Although a substantial acreage was eliminated from critical habitat because of economics, landowners in those areas are not exempt from “take” violations under the ESA. The Service pointed out that landowners still must consult with the Service and provide appropriate mitigation if they propose to harm the frog. The fundamental ban on harming the species is provided by the fact that it is a listed species under the ESA, rather than by designation of critical habitat. The Service explained “inasmuch as all these units are currently occupied by the species, consultation for activities that may adversely affect the subspecies …would be required even without the critical habitat designation.”

The final critical habitat designation was prepared pursuant to a court order resulting from a lawsuit filed against the Service by the Home Builders Association of Northern California, California Chamber of Commerce, California Building Industry Association, California Alliance for Jobs, and the Building Industry Legal Defense. Those groups challenged a March 2001 rule designating 4,140,440 acres as critical habitat for the frog. The court cited deficiencies in both the final rule establishing the critical habitat designation and in the economic analysis done in anticipation of the rule. The court ordered the Service to conduct a new economic analysis and publish a new proposal by March 2004, and finally set March 31, 2006 as the deadline to issue its revised rule. The November proposed critical habitat of 737,912 acres was about 18 percent of the 4.1 million acres the Service originally proposed as critical habitat in 2004.

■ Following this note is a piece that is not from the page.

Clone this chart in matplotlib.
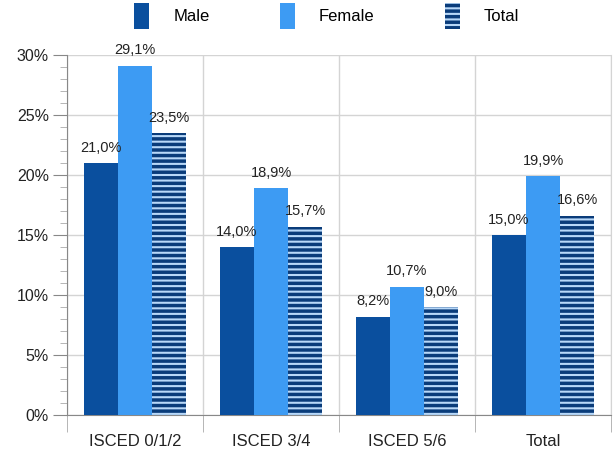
import matplotlib
matplotlib.use("Agg")
import matplotlib.pyplot as plt
import numpy as np
from matplotlib.ticker import MultipleLocator, FuncFormatter
from matplotlib.patches import Patch

categories = ["ISCED 0/1/2", "ISCED 3/4", "ISCED 5/6", "Total"]
male = [21.0, 14.0, 8.2, 15.0]
female = [29.1, 18.9, 10.7, 19.9]
total = [23.5, 15.7, 9.0, 16.6]
series_names = ["Male", "Female", "Total"]

plt.rcParams['font.family'] = ['Liberation Sans', 'DejaVu Sans']
plt.rcParams['hatch.linewidth'] = 1.5
plt.rcParams['hatch.color'] = '#b8d8f8'

c_male = '#0a4f9e'
c_female = '#3d9bf3'
c_total = '#0a3c7a'

fig = plt.figure(figsize=(6.13, 4.53), dpi=100)
ax = fig.add_axes([67/613, 1-415/453, 544/613, 360/453])

x = np.arange(len(categories))
w = 0.25
b1 = ax.bar(x - w, male, w, color=c_male, zorder=3)
b2 = ax.bar(x, female, w, color=c_female, zorder=3)
b3 = ax.bar(x + w, total, w, color=c_total, hatch='---', edgecolor='#b8d8f8', linewidth=0, zorder=3)

def fmt(v):
    return ("%.1f%%" % v).replace('.', ',')

for bars, vals in ((b1, male), (b2, female), (b3, total)):
    for r, v in zip(bars, vals):
        ax.annotate(fmt(v), (r.get_x() + r.get_width()/2, v), xytext=(0, 6),
                    textcoords='offset points', ha='center', va='bottom',
                    fontsize=10.5, color='#222222')

ax.set_ylim(0, 30)
ax.set_xlim(-0.5, len(categories) - 0.5)
ax.yaxis.set_major_locator(MultipleLocator(5))
ax.yaxis.set_minor_locator(MultipleLocator(1))
ax.yaxis.set_major_formatter(FuncFormatter(lambda v, p: "%d%%" % v))
ax.tick_params(axis='y', which='major', length=10, color='#888888', labelsize=11.5, labelcolor='#222222', pad=3)
ax.tick_params(axis='y', which='minor', length=5, color='#aaaaaa')
ax.yaxis.grid(True, color='#d4d4d4', linewidth=1, zorder=0)

# x: group labels centered, ticks at boundaries
ax.set_xticks(x)
ax.set_xticklabels(categories, fontsize=12, color='#222222')
ax.tick_params(axis='x', which='major', length=0, pad=14)
ax.set_xticks(np.arange(len(categories) + 1) - 0.5, minor=True)
ax.tick_params(axis='x', which='minor', length=12, color='#aaaaaa')
ax.xaxis.grid(True, which='minor', color='#d4d4d4', linewidth=1, zorder=0)

ax.spines['top'].set_visible(False)
ax.spines['right'].set_color('#d4d4d4')
ax.spines['left'].set_color('#888888')
ax.spines['bottom'].set_color('#888888')

handles = [Patch(facecolor=c_male), Patch(facecolor=c_female),
           Patch(facecolor=c_total, hatch='---', edgecolor='#b8d8f8', linewidth=0)]
fig.legend(handles, series_names, loc='center', bbox_to_anchor=(0.533, 1-16/453), ncol=3,
           frameon=False, fontsize=12, handlelength=0.9, handleheight=2.0,
           columnspacing=4.2, handletextpad=1.45)

fig.savefig("out.png", dpi=100)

In 30 years of implementing the ESA, the Service has found that designation of critical habitat provides little additional protection for most listed species, while preventing the agency from using scarce conservation resources for activities with greater conservation benefits.

In almost all cases, recovery of listed species will come through voluntary cooperative partnership, not regulatory measures such as critical habitat. Habitat is also protected through cooperative measures under the ESA, including Habitat Conservation Plans, Safe Harbor Agreements, Candidate Conservation Agreements, and state programs. In addition, voluntary partnership programs such as the Service's Private Stewardship Grants and the Partners for Fish and Wildlife program also restore habitat. Habitat for listed species is provided on many of the Service's National Wildlife Refuges and state wildlife management areas.

The U.S. Fish and Wildlife Service is the principal Federal agency responsible for conserving, protecting and enhancing fish, wildlife and plants and their habitats for the continuing benefit of the American people. The Service manages the 95-million-acre National Wildlife Refuge System, which encompasses 545 national wildlife refuges, thousands of small wetlands and other special management areas. It also operates 69 national fish hatcheries, 64 fishery resources offices and 81 ecological services field stations. The agency enforces federal wildlife laws, administers the Endangered Species Act, manages migratory bird populations, restores nationally significant fisheries, conserves and restores wildlife habitat such as wetlands, and helps foreign and Native American tribal governments with their conservation efforts. It also oversees the Federal Assistance program, which distributes hundreds of millions of dollars in excise taxes on fishing and hunting equipment to state fish and wildlife agencies.